AIM OF THE TASK: Only the number is wanted: how many lines contain the word "this"?

Collected data entries:
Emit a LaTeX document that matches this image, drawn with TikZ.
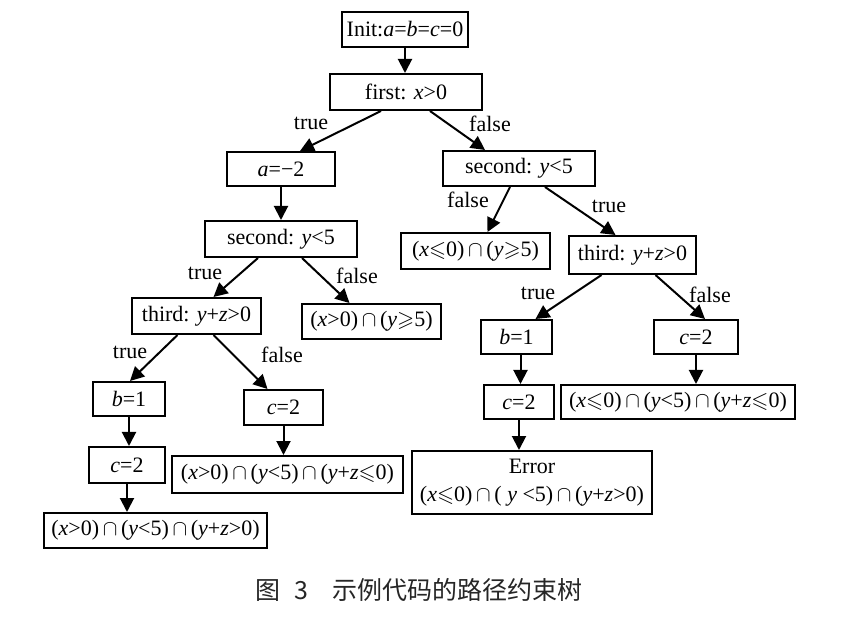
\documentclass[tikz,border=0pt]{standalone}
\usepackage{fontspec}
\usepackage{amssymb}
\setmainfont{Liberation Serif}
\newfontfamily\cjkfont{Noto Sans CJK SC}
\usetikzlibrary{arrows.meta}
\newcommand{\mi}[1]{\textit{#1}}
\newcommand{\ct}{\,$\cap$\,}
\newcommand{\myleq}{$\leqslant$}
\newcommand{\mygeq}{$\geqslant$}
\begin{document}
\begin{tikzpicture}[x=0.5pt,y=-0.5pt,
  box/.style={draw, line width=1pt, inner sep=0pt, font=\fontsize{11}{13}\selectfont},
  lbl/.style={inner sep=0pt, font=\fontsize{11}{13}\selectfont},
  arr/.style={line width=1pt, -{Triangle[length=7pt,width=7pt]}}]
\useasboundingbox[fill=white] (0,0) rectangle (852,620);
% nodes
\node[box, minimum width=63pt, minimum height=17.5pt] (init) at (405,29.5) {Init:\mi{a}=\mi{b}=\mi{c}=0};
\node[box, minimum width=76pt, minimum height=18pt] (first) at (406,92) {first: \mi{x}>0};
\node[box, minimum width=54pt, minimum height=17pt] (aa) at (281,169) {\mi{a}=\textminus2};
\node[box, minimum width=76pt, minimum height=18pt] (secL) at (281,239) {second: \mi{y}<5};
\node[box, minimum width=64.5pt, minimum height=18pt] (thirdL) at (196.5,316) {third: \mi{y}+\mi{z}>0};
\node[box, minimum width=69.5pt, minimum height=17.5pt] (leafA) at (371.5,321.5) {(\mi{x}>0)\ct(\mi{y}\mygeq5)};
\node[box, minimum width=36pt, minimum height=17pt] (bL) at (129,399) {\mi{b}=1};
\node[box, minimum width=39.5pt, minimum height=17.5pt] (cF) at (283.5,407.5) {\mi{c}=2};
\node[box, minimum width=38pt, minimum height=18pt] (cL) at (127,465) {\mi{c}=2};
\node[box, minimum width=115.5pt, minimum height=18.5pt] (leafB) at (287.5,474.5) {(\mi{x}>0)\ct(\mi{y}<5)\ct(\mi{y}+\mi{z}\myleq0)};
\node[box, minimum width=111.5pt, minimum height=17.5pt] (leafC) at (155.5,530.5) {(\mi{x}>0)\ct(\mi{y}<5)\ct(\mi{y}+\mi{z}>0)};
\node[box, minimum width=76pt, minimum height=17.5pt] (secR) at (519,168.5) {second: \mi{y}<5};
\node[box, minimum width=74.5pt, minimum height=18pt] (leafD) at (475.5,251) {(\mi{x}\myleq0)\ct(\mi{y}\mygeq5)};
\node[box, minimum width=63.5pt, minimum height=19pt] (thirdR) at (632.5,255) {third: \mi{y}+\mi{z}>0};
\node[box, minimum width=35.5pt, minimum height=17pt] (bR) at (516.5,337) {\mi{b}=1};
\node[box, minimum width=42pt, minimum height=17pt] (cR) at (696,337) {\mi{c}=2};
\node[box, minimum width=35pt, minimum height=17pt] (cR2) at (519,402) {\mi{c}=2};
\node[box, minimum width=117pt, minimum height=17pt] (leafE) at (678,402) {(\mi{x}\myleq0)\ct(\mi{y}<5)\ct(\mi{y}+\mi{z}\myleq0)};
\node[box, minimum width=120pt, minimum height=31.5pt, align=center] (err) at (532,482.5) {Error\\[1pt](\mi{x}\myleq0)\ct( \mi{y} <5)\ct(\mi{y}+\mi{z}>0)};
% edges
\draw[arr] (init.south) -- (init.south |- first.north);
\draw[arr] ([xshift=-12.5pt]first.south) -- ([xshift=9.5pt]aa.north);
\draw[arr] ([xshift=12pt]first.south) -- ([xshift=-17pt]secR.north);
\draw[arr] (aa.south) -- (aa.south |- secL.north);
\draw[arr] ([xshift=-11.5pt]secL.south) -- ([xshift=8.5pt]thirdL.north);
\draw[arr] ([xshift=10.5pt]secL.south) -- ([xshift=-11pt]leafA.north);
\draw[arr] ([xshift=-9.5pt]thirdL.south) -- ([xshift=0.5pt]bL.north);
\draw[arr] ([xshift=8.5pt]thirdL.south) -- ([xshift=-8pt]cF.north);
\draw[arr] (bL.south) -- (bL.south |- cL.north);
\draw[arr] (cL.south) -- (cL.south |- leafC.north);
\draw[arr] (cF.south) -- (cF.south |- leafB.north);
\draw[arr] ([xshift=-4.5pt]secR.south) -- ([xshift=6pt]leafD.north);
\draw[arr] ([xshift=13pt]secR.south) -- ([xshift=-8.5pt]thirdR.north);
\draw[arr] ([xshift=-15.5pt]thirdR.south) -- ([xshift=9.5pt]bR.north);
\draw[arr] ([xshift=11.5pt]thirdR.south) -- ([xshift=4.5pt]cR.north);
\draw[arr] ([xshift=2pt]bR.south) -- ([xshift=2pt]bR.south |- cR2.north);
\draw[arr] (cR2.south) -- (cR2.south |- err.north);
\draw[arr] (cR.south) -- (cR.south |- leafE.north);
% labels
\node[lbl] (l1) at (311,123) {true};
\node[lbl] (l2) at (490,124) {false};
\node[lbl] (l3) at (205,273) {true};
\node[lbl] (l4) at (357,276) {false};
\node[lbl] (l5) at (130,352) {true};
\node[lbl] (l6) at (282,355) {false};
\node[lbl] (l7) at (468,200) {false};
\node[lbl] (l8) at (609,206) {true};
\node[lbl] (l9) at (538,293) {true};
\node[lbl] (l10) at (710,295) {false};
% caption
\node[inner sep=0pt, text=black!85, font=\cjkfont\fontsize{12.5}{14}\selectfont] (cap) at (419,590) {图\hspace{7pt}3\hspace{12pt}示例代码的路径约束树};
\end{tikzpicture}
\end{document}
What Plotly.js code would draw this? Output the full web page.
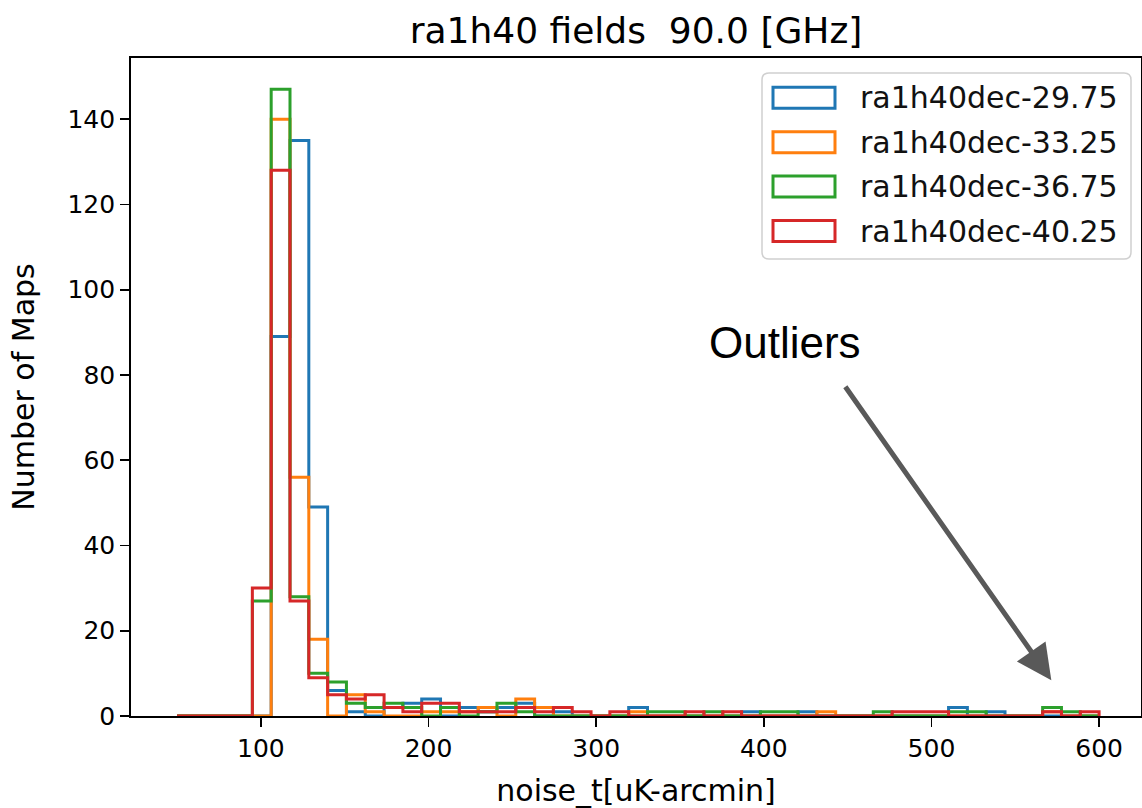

FINAL RESULT: 2